There are a lot of good articles and posts in the forums about custom tokenizers that allow you to train a different vocabulary/language. I cannot find information, though, on customizing the position part as well. Is there documentation on this? If not, can someone point me in the right direction. My goal is to train a transformer on a dataset where the 2-D position of the glyph in the document is just as important as the glyph itself.
Thanks!
Note: A similar question asked before by @bengul but there has been no response since July 2021.
Hi,
I have figured out a way to edit the position embedding. The position embedding in huggingface bert model is defined in the BertEmbedding class. Other models also have an Embedding class. If your task is aligned with what they have, you might be able to get away with changing the Embedding class only. Look Here. Alternatively if you want to provide your preferred position embedding with the input, then you have to change all the classes that use the position embedding. I am not an expert by any means, but feel free to ask anything if you need more help on this.

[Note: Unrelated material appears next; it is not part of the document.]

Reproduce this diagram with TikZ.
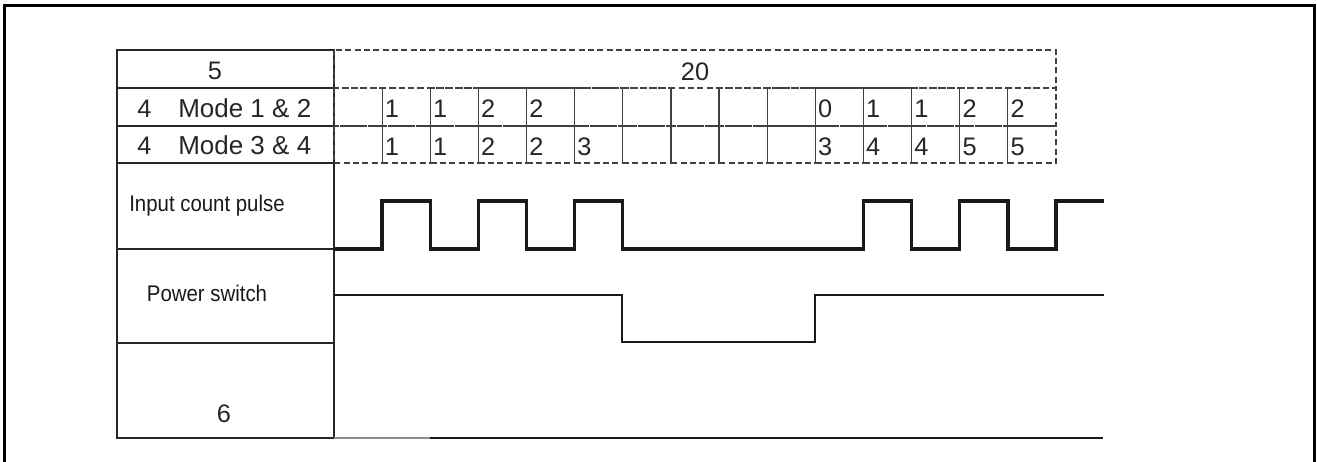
\documentclass[tikz,border=0pt]{standalone}
\usepackage{fontspec}
\setmainfont{Liberation Sans}
\newfontfamily\narrowfont[FakeStretch=0.9]{Liberation Sans}
\begin{document}
\begin{tikzpicture}[x=0.75pt,y=-0.75pt,
  frame/.style={line width=2.25pt},
  tab/.style={line width=1.8pt, black!85},
  tablow/.style={line width=1.5pt, black!85},
  dcell/.style={dash pattern=on 4.5pt off 2.5pt, line width=0.9pt, black!75},
  pulse/.style={line width=2.5pt, black!90, line join=miter},
  psw/.style={line width=1.5pt, black!90, line join=miter},
  big/.style={font=\fontsize{19}{21}\selectfont, inner sep=0pt, text=black!85},
  modetext/.style={font=\fontsize{19.5}{21}\selectfont, inner sep=0pt, text=black!85, anchor=base west},
  digit/.style={font=\fontsize{19}{21}\selectfont, inner sep=0pt, text=black!85, anchor=base west},
  lab/.style={font=\narrowfont\fontsize{17}{19}\selectfont, inner sep=0pt, text=black!90, anchor=base},
]
\useasboundingbox (0,0) rectangle (1317,461);
% outer frame
\draw[frame] (4,5) rectangle (1314,464);

% left table
\draw[tab] (117,50) rectangle (334,163);
\draw[tab] (117,88) -- (334,88);
\draw[tab] (117,126) -- (334,126);
\draw[tablow] (117,163) -- (117,438) -- (334,438) -- (334,163);
\draw[tab] (117,249) -- (334,249);
\draw[tablow] (117,343) -- (334,343);

% dashed grid
\def\cw{48.133}
\draw[dcell] (334,50) rectangle (1056,88);
\foreach \i in {0,...,14}{
  \draw[dcell] ({334+\i*\cw},88) rectangle ({334+(\i+1)*\cw},126);
  \draw[dcell] ({334+\i*\cw},126) rectangle ({334+(\i+1)*\cw},163);
}

% left column texts
\node[big, anchor=base] (five) at (215,79) {5};
\node[big, anchor=base west] (n12) at (137,117) {4};
\node[modetext] (m12) at (178,117) {Mode 1 \& 2};
\node[big, anchor=base west] (n34) at (137,154) {4};
\node[modetext] (m34) at (178,154) {Mode 3 \& 4};
\node[lab] (icp) at (207,211) {Input count pulse};
\node[lab] (pws) at (207,301) {Power switch};
\node[big, anchor=base] (six) at (224,422) {6};
\node[big, anchor=base] (twenty) at (695,80) {20};

% cell digits
\foreach \i/\t in {1/1,2/1,3/2,4/2,10/0,11/1,12/1,13/2,14/2}{
  \node[digit] (ra-\i) at ({334+\i*\cw+2.5},117) {\t};
}
\foreach \i/\t in {1/1,2/1,3/2,4/2,5/3,10/3,11/4,12/4,13/5,14/5}{
  \node[digit] (rb-\i) at ({334+\i*\cw+2.5},155) {\t};
}

% input count pulse
\draw[pulse] (334,249) -- ({334+1*\cw},249) -- ({334+1*\cw},201) -- ({334+2*\cw},201)
  -- ({334+2*\cw},249) -- ({334+3*\cw},249) -- ({334+3*\cw},201) -- ({334+4*\cw},201)
  -- ({334+4*\cw},249) -- ({334+5*\cw},249) -- ({334+5*\cw},201) -- ({334+6*\cw},201)
  -- ({334+6*\cw},249) -- ({334+11*\cw},249) -- ({334+11*\cw},201) -- ({334+12*\cw},201)
  -- ({334+12*\cw},249) -- ({334+13*\cw},249) -- ({334+13*\cw},201) -- ({334+14*\cw},201)
  -- ({334+14*\cw},249) -- ({334+15*\cw},249) -- ({334+15*\cw},201) -- (1104,201);

% power switch
\draw[psw] (334,294.5) -- (622,294.5) -- (622,342) -- (815,342) -- (815,294.5) -- (1104,294.5);

% bottom signal
\draw[line width=1pt, black!45] (334,438) -- (430,438);
\draw[line width=1.6pt, black!90] (430,438) -- (1103,438);
\end{tikzpicture}
\end{document}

The position embedding in huggingface bert model is defined in the BertEmbedding class. Other models also have an Embedding class. If your task is aligned with what they have, you might be able to get away with changing the Embedding class only.
Thanks, @bengul, that looks like a very promising route. Will give it a try tomorrow!
Hey!
I’m trying to train a BART model with customized positional embeddings, similarly to what you have been doing and I have a few questions that you perhaps can help me with. First of all, say that I want to change the positional embeddings of BART to sinusoidal embeddings, just like you did @bengul, is that even possible? - My intuition is that we have to re-learn so many parts of the Transformer architecture that it might not be worth doing, or am I wrong here? My second thought is based on the assumption that it actually works, i.e. it is possible to change the positional embeddings, what kind of computing resource is necessary to be able to do this change in how the model treats the positions?
what kind of computing resource is necessary to be able to do this change in how the model treats the positions?
My understanding is that you have to pretrain the model from scratch. That is definitely time and resource consuming (depends on the amount of data and model complexity). I don’t think using the new positional embedding during just fine-tuning would be useful, however I have not tested that.
My idea has been that I want to fine-tune a pre-trained BART model with a length penalty in the positional embeddings of the model. However, my results so far kind of confirms the hypothesis that is is not possible to only fine-tune with new embeddings. I guess I would have to pre-train it from scratch, but I want to avoid that due to the resources needed for such a task.